What you need to do
Would you transcribe the whole listing exactly, minus its pictures?

Stored data
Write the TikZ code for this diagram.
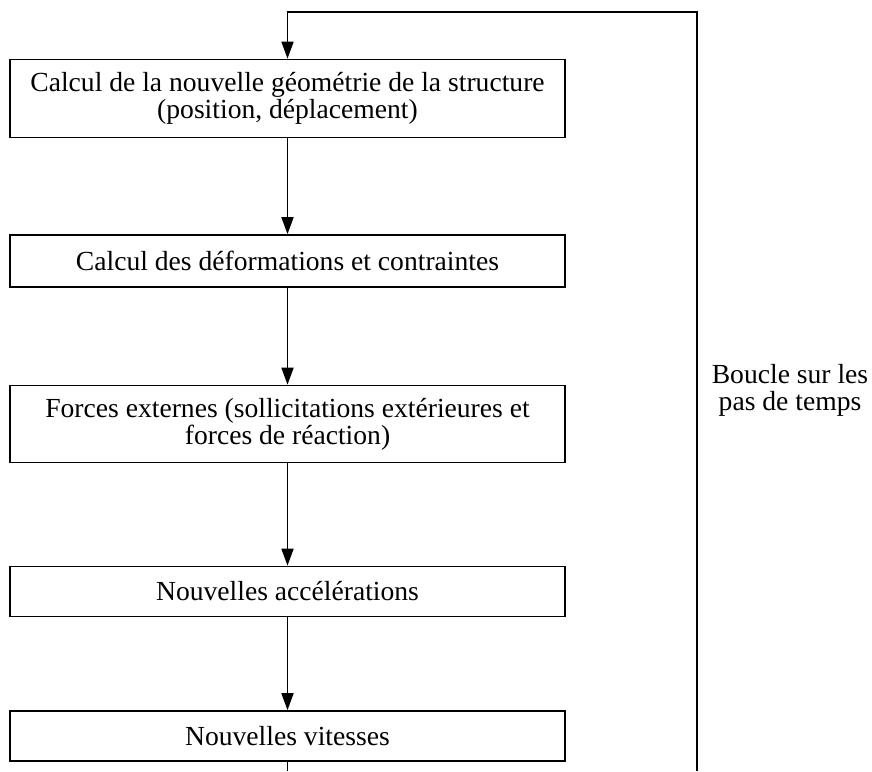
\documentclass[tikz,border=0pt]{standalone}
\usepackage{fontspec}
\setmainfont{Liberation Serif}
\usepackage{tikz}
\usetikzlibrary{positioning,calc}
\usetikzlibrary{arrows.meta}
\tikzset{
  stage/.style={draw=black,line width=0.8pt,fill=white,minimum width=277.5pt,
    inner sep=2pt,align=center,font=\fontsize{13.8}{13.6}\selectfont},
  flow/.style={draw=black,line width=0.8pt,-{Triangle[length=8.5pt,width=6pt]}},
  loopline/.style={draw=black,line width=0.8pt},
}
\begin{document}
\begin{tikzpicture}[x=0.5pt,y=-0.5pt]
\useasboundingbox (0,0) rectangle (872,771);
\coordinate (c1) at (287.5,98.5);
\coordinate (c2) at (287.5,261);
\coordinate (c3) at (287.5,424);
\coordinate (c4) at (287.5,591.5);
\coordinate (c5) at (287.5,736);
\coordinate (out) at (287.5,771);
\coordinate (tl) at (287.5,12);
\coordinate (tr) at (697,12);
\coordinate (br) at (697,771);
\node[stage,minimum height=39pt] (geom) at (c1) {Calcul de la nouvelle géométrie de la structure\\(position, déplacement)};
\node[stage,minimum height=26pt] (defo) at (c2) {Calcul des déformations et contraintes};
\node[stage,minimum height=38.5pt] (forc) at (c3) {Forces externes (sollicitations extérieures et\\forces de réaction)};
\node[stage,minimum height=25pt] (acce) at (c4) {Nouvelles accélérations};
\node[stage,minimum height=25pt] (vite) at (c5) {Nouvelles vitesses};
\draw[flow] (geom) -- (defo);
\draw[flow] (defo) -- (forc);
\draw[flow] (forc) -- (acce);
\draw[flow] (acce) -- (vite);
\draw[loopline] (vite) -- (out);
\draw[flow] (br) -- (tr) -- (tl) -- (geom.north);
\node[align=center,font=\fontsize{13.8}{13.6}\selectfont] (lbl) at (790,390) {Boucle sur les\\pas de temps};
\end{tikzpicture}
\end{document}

Exercise solution
Write the TikZ code for this diagram.
\documentclass[tikz,border=0pt]{standalone}
\usepackage{fontspec}
\setmainfont{Liberation Serif}
\usepackage{tikz}
\usetikzlibrary{positioning,calc}
\usetikzlibrary{arrows.meta}
\tikzset{
  stage/.style={draw=black,line width=0.8pt,fill=white,minimum width=277.5pt,
    inner sep=2pt,align=center,font=\fontsize{13.8}{13.6}\selectfont},
  flow/.style={draw=black,line width=0.8pt,-{Triangle[length=8.5pt,width=6pt]}},
  loopline/.style={draw=black,line width=0.8pt},
}
\begin{document}
\begin{tikzpicture}[x=0.5pt,y=-0.5pt]
\useasboundingbox (0,0) rectangle (872,771);
\coordinate (c1) at (287.5,98.5);
\coordinate (c2) at (287.5,261);
\coordinate (c3) at (287.5,424);
\coordinate (c4) at (287.5,591.5);
\coordinate (c5) at (287.5,736);
\coordinate (out) at (287.5,771);
\coordinate (tl) at (287.5,12);
\coordinate (tr) at (697,12);
\coordinate (br) at (697,771);
\node[stage,minimum height=39pt] (geom) at (c1) {Calcul de la nouvelle géométrie de la structure\\(position, déplacement)};
\node[stage,minimum height=26pt] (defo) at (c2) {Calcul des déformations et contraintes};
\node[stage,minimum height=38.5pt] (forc) at (c3) {Forces externes (sollicitations extérieures et\\forces de réaction)};
\node[stage,minimum height=25pt] (acce) at (c4) {Nouvelles accélérations};
\node[stage,minimum height=25pt] (vite) at (c5) {Nouvelles vitesses};
\draw[flow] (geom) -- (defo);
\draw[flow] (defo) -- (forc);
\draw[flow] (forc) -- (acce);
\draw[flow] (acce) -- (vite);
\draw[loopline] (vite) -- (out);
\draw[flow] (br) -- (tr) -- (tl) -- (geom.north);
\node[align=center,font=\fontsize{13.8}{13.6}\selectfont] (lbl) at (790,390) {Boucle sur les\\pas de temps};
\end{tikzpicture}
\end{document}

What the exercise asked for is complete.